»»
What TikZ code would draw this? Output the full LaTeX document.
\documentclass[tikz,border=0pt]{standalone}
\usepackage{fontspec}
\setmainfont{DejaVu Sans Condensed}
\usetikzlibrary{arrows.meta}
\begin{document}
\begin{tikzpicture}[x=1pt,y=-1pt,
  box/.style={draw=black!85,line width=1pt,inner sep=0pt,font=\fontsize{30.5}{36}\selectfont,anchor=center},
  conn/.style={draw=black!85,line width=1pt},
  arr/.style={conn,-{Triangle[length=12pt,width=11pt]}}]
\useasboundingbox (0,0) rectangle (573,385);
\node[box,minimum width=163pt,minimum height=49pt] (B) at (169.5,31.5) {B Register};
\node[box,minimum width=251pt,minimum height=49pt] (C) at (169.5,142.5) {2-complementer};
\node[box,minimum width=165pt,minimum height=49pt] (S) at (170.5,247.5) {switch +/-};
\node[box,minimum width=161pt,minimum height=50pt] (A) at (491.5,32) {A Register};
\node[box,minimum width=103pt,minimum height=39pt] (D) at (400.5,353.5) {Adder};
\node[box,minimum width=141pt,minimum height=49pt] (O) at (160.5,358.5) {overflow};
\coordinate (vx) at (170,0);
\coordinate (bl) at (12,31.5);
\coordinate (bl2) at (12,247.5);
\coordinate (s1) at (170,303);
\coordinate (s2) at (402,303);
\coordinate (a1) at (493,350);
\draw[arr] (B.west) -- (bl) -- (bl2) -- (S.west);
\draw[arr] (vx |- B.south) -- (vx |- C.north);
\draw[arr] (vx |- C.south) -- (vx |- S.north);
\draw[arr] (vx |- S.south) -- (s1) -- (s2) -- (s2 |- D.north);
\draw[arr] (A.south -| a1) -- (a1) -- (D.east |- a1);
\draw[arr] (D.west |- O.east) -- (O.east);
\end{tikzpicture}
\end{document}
««
What is the number of lines in the data above that include the word "draw"? Answer with that number only.

* Answer to the problem
9